Despite the obviously xenophobic and anti-immigration contingent present within the Leave coalition, we liberal Brexiteers were naïve in thinking that we lived in a fair minded and decent country that would treat EU nationals pragmatically and humanely. We issued reassurances that now ring so hollow as to be a shameful embarrassment to us all.  

We had the assurance of the official Brexit campaign group Vote Leave, which promised EU citizens in 2016 that they would be ‘automatically’ granted indefinite leave to remain and would be ‘treated no less favourably than they are at present.’ This pledge was signed and has been broken by our now Prime Minister Boris Johnson, and Home Secretary Priti Patel, a particularly zealous champion of draconian immigration laws and border enforcement. 

Such promises were a major theme of mainstream Brexit campaigning, designed to reassure EU nationals but mostly to encourage more liberal inclined Eurosceptics to take the plunge and vote leave. Such rhetoric was typified by Daniel Hannan’s now deleted 2016 tweet which read: “It’s irresponsible to scare EU nationals in the UK by hinting that their status might change after Brexit.” When Boris was Foreign Secretary, he went so far as to unilaterally declared to EU citizens living in the UK that “your rights will be protected whatever happens”. It wasn’t to be. 

Today, the Guardian reported on the latest example of the problems faced by EU nationals caught in the trap of the Home Office’s backlog of 500,000 unprocessed applications. A Spanish woman who has lived in England for 44 years lost her job in a care home because she was unable to prove she has the right to work in the UK. There will be more of this to come as employers struggle with post Brexit right to work regulations. 
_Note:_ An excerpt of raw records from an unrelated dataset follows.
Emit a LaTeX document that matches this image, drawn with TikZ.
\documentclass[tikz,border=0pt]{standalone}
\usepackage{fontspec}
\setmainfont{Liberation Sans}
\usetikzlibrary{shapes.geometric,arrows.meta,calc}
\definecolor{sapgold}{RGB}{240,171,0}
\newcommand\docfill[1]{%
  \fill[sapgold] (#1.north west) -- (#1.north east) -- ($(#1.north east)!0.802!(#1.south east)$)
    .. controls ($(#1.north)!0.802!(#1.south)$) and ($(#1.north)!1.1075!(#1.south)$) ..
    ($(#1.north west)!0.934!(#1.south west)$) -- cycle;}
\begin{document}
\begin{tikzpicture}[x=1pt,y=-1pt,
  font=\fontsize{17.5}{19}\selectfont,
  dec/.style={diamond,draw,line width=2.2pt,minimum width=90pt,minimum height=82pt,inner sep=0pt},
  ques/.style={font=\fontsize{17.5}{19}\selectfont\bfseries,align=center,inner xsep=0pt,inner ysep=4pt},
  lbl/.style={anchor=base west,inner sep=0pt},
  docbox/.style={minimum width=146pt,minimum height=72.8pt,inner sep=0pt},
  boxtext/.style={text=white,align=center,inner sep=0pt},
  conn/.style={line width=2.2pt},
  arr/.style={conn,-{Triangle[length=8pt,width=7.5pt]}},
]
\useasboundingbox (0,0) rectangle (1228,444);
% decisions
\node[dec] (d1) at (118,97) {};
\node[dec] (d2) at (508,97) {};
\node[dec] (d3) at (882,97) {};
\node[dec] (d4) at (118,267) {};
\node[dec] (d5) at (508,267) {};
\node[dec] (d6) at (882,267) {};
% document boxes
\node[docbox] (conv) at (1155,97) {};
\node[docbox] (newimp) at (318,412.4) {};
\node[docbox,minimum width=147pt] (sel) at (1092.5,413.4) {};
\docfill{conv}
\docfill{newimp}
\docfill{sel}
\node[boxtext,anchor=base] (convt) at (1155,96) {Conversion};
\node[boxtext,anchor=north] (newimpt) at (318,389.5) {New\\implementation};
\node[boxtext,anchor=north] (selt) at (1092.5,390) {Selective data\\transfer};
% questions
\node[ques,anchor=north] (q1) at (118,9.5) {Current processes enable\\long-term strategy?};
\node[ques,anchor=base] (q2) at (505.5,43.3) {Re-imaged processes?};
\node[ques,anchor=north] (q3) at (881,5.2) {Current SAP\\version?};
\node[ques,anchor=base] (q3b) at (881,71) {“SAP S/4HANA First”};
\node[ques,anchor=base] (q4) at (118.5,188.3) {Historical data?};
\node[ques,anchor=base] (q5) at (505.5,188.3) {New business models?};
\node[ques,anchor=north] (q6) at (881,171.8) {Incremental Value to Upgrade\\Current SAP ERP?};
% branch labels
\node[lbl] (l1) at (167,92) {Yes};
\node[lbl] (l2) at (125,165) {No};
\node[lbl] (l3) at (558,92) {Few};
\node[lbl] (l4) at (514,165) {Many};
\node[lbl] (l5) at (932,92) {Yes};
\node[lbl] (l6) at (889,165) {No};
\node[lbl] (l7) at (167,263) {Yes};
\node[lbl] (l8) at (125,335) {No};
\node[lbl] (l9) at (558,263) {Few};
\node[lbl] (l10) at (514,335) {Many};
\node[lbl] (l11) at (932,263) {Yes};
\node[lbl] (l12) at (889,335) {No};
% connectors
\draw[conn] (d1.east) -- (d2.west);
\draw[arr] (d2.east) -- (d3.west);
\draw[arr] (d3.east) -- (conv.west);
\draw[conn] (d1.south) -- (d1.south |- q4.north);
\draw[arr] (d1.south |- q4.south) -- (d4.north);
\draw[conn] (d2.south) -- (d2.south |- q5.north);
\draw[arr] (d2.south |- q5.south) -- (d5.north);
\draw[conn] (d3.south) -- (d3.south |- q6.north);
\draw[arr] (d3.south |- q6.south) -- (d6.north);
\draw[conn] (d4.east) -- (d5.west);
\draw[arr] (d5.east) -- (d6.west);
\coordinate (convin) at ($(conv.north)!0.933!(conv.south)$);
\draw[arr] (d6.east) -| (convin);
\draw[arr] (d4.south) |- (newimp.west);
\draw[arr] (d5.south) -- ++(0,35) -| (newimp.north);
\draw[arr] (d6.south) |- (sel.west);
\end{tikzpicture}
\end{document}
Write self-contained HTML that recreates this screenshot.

The woman came to Britain as an 11-month-old baby and has never left the country. She claims to have tried to contact the Home Office helpline over 100 times and has not yet been able to speak to an adviser. She has done everything right, applying for EU settled status within the deadline but finds herself part of a vast backlog the Home Office has yet to process. She has two children and finds herself unemployed, unable to prove her right to work and struggling to afford to feed herself and her family. 

Is this really what we voted for? 

This case is far from unique; it is not the first and it is far from being the last. People stuck in the application backlog have been turned down for employment, told to take unpaid leave and even sacked. This could be the beginning of an ugly chapter for post-Brexit Britain.

Back in April 2018, I called for EU nationals to be given citizenship and warned that we were heading for a “Windrush” style disaster with EU nationals: 

‘If the government can’t manage the immigration status of a relatively small number of longstanding British citizens, how they will they cope with 3.7 million EU citizens?’

I wish I had been wrong (I often am). The Windrush crisis happened because the ‘hostile environment’ persecuted a group of migrants that had been granted citizenship rights, had no previous need for paperwork and documented evidence of their rights and didn’t consider themselves ‘migrants’. Sound familiar? 

The gatekeepers of the hostile environment will soon begin systematically persecuting EU nationals, not out of spite, but to comply with the law and protect themselves. The landlords, employers, hospitals, banks and other agencies and organisations will carry out the immigration checks and enforcer restrictions that leave people out in the cold and at the mercy of the merciless Home Office. 

The nature of the hostile environment will encourage overzealous enforcement and bias against EU nationals because these citizen border enforcers know they face fines and/or prosecution if they show leniency, acting harshly therefore simply becomes a means of self-preservation. This then leads to the denial of services, employment, and housing. 

Now, if you’re an employer or landlord trying to avoid a fine or prosecution, you are likely to adopt a very cautious approach. This caution will manifest itself in discrimination. That foreign accent or dark skin will ring alarm bells, but white people with a British accent and name will seem to pose far less risk. Thus, the system becomes discriminatory and racist.

We are being complacent as a country. The incompetence and insensitivity of the Home Office has already led to the national disgrace of the Windrush scandal, a direct result of the ‘hostile environment’ policy and deputising immigration enforcement. Once again, we have a large group of people with an uncertain immigration status facing the same threat. Are we just going to allow it to happen?